O jornal «i» tem hoje um título que causa arrepios a quem tenha vivido umas décadas nesta ponta da Europa, antes de Abril de 74: «Cavaco Silva apela à união nacional». Não é bem ouvir falar do «dia da raça», mas quase.
É que a União Nacional (incluindo a sua sucessora Acção Nacional Popular) durou quarenta anos e garantiu «o monopólio da representação parlamentar, elegendo sempre a totalidade dos deputados». Não dá muito jeito ouvir referi-la em tempo de pré-campanha eleitoral...
Mas adiante porque o clima não está para subtilezas e o que importa é também o conteúdo da notícia.
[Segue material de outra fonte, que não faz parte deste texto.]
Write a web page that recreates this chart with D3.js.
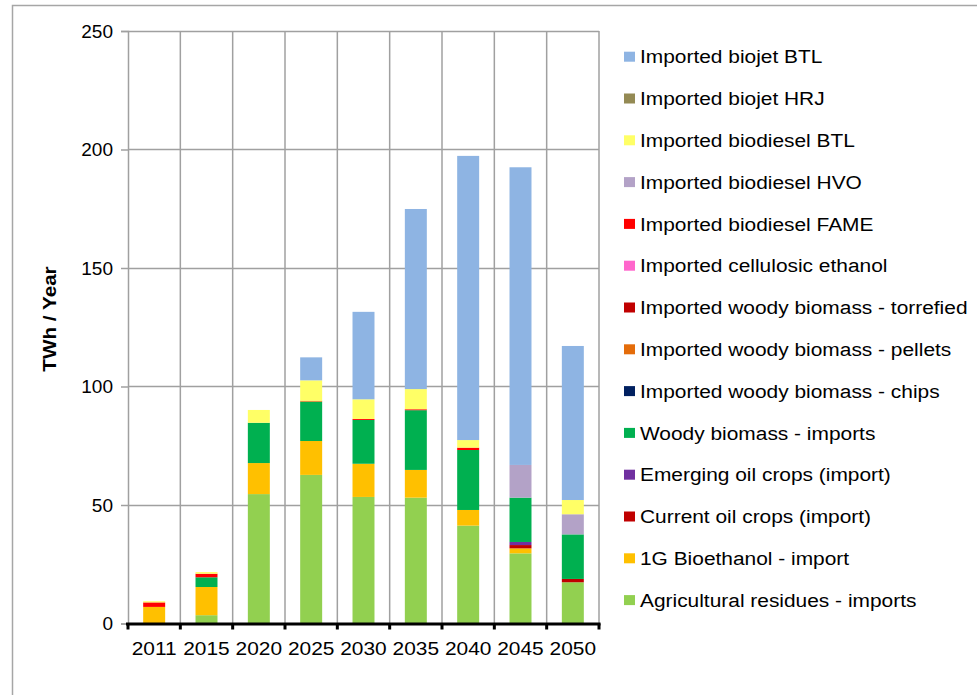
<!DOCTYPE html>
<html>
<head>
<meta charset="utf-8">
<script src="https://cdn.jsdelivr.net/npm/d3@7"></script>
<style>
  html, body { margin: 0; padding: 0; background: #fff; }
  svg { display: block; font-family: "Liberation Sans", Arial, sans-serif; }
</style>
</head>
<body>
<svg id="chart" width="977" height="695"></svg>
<script>
// ---- data ----
const years = ["2011", "2015", "2020", "2025", "2030", "2035", "2040", "2045", "2050"];

// series listed bottom-to-top of the stack
const seriesNames = [
  "Agricultural residues - imports",
  "1G Bioethanol - import",
  "Current oil crops (import)",
  "Emerging oil crops (import)",
  "Woody biomass - imports",
  "Imported woody biomass - chips",
  "Imported woody biomass - pellets",
  "Imported woody biomass - torrefied",
  "Imported cellulosic ethanol",
  "Imported biodiesel FAME",
  "Imported biodiesel HVO",
  "Imported biodiesel BTL",
  "Imported biojet HRJ",
  "Imported biojet BTL"
];
const seriesColors = [
  "#92D050", "#FFC000", "#C00000", "#7030A0", "#00B050", "#002060", "#E46C0A",
  "#C00000", "#FF66CC", "#FF0000", "#B3A2C7", "#FFFF66", "#948A54", "#8EB4E3"
];

const agriResidues   = [0,   3.5, 54.6, 62.7, 53.4, 53.1, 41.3, 29.6, 17.4];
const bioethanol1G   = [7.0, 11.9, 13.1, 14.3, 14.0, 11.7, 6.6,  2.1,  0];
const currentOil     = [0,   0,   0,    0,    0,    0,    0,    1.4,  1.4];
const emergingOil    = [0,   0,   0,    0,    0,    0,    0,    1.3,  0];
const woodyImports   = [0,   4.1, 17.0, 16.6, 18.5, 25.2, 25.3, 18.7, 18.8];
const woodyChips     = [0,   0,   0,    0,    0,    0,    0,    0,    0];
const woodyPellets   = [0,   0,   0,    0.4,  0,    0,    0,    0,    0];
const woodyTorrefied = [0,   0,   0,    0,    0,    0,    0,    0,    0];
const cellEthanol    = [0,   0,   0,    0,    0,    0,    0,    0,    0];
const biodieselFAME  = [1.9, 1.5, 0,    0,    0.4,  0.4,  1.0,  0,    0];
const biodieselHVO   = [0,   0,   0,    0,    0,    0,    0,    13.8, 8.5];
const biodieselBTL   = [0.5, 0.7, 5.4,  8.6,  8.3,  8.5,  3.2,  0,    6.0];
const biojetHRJ      = [0,   0,   0,    0,    0,    0,    0,    0,    0];
const biojetBTL      = [0,   0,   0,    9.7,  36.9, 76.0, 119.9, 125.6, 65.0];

const seriesValues = [agriResidues, bioethanol1G, currentOil, emergingOil, woodyImports,
  woodyChips, woodyPellets, woodyTorrefied, cellEthanol, biodieselFAME, biodieselHVO,
  biodieselBTL, biojetHRJ, biojetBTL];

const yTicks = [0, 50, 100, 150, 200, 250];
const yTitle = "TWh / Year";

// ---- layout ----
const svg = d3.select("#chart");
const plot = { left: 128, right: 599, top: 31, bottom: 623.5 };
const stretch = 1.1; // reference text is slightly wider than Liberation Sans

// outer chart border
svg.append("rect")
  .attr("x", 12.5).attr("y", 5.5).attr("width", 1100).attr("height", 1000)
  .attr("fill", "none").attr("stroke", "#A6A6A6").attr("stroke-width", 1.5);

const x = d3.scaleBand().domain(years).range([plot.left, plot.right])
  .paddingInner(0.58).paddingOuter(0.29);
const y = d3.scaleLinear().domain([0, 250]).range([plot.bottom, plot.top]);

const table = years.map((yr, i) => {
  const row = { year: yr };
  seriesNames.forEach((s, j) => { row[s] = seriesValues[j][i]; });
  return row;
});
const stacked = d3.stack().keys(seriesNames)(table);

// horizontal gridlines
svg.append("g").selectAll("line").data(yTicks.filter(d => d > 0)).join("line")
  .attr("x1", plot.left).attr("x2", plot.right)
  .attr("y1", d => Math.round(y(d)) + 0.5).attr("y2", d => Math.round(y(d)) + 0.5)
  .attr("stroke", "#A0A0A0").attr("stroke-width", 1.5);

// vertical gridlines at category boundaries
const step = x.step();
const boundaries = years.map((d, i) => plot.left + step * (i + 1));
svg.append("g").selectAll("line").data(boundaries).join("line")
  .attr("x1", d => d).attr("x2", d => d)
  .attr("y1", plot.top).attr("y2", plot.bottom)
  .attr("stroke", "#A0A0A0").attr("stroke-width", 1.5);

// y axis
const yAxis = d3.axisLeft(y).tickValues(yTicks).tickSize(7).tickPadding(8);
const gy = svg.append("g").attr("transform", `translate(${plot.left},0)`).call(yAxis);
gy.select(".domain").attr("stroke", "#A0A0A0").attr("stroke-width", 1.5);
gy.selectAll(".tick line").attr("stroke", "#A0A0A0").attr("stroke-width", 1.5);
gy.selectAll("text").attr("font-size", 19).attr("fill", "#000")
  .attr("font-family", "Liberation Sans, Arial, sans-serif");

// bars
svg.append("g").selectAll("g").data(stacked).join("g")
  .attr("fill", (d, i) => seriesColors[i])
  .selectAll("rect").data(d => d).join("rect")
  .attr("x", d => x(d.data.year))
  .attr("width", x.bandwidth())
  .attr("y", d => y(d[1]))
  .attr("height", d => Math.max(0, y(d[0]) - y(d[1])));

// x axis (thick black line with ticks at boundaries)
const xAxisG = svg.append("g");
xAxisG.append("line")
  .attr("x1", plot.left - 2).attr("x2", plot.right + 1.5)
  .attr("y1", plot.bottom + 0.5).attr("y2", plot.bottom + 0.5)
  .attr("stroke", "#000").attr("stroke-width", 3);
xAxisG.selectAll(".xt").data([plot.left].concat(boundaries)).join("line")
  .attr("class", "xt")
  .attr("x1", d => d).attr("x2", d => d)
  .attr("y1", plot.bottom).attr("y2", plot.bottom + 6)
  .attr("stroke", "#000").attr("stroke-width", 3);
xAxisG.selectAll("text").data(years).join("text")
  .attr("transform", d => `translate(${x(d) + x.bandwidth() / 2},655) scale(${stretch},1)`)
  .attr("text-anchor", "middle")
  .attr("font-size", 19)
  .attr("fill", "#000")
  .text(d => d);

// y title
svg.append("text")
  .attr("transform", `translate(56,319) rotate(-90) scale(1.15,1)`)
  .attr("text-anchor", "middle")
  .attr("font-size", 18).attr("font-weight", "bold").attr("fill", "#000")
  .text(yTitle);

// legend (top-to-bottom = reverse of stack)
const legendOrder = seriesNames.map((s, i) => i).reverse();
const lg = svg.append("g").selectAll("g").data(legendOrder).join("g")
  .attr("transform", (d, i) => `translate(624,${56.7 + i * 41.8})`);
lg.append("rect").attr("x", 0).attr("y", -5).attr("width", 11).attr("height", 10)
  .attr("fill", d => seriesColors[d]);
lg.append("text")
  .attr("transform", `translate(16,0) scale(${stretch},1)`)
  .attr("dy", "0.35em")
  .attr("font-size", 19).attr("fill", "#000")
  .text(d => seriesNames[d]);
</script>
</body>
</html>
Diz-nos Cavaco que «este é um tempo em que nós precisamos de olhar o futuro com coesão de forma unida, afastar divisões, afastar querelas menores, para em conjunto conseguirmos ultrapassar os graves problemas que temos à nossa frente». Evoca mesmo a vitória em Aljubarrota para mostrar «como nós somos fortes quando estamos unidos». Só não diz quem representa no momento actual o papel dos espanhóis, nem que divisões devem ser evitadas.
Se fossem levados a sério, estes apelos dramáticos à «união», que o PR repete quase todos os dias mas que outros não evitam, teriam o efeito de esvaziar o debate eleitoral do indispensável pluralismo de opiniões e divergência nas lutas, indispensáveis até para não nos afundarmos definitivamente na famigerada «crise». O objectivo é não só conseguir acertar o passo dos «grandes», sem perturbações de maior, como também afastar para canto as vozes de certas minorias.
Para o caso de não se ter dado por isso, o que nos é pedido, de certo modo, é que suspendamos mesmo a tal democracia - e não apenas por seis meses.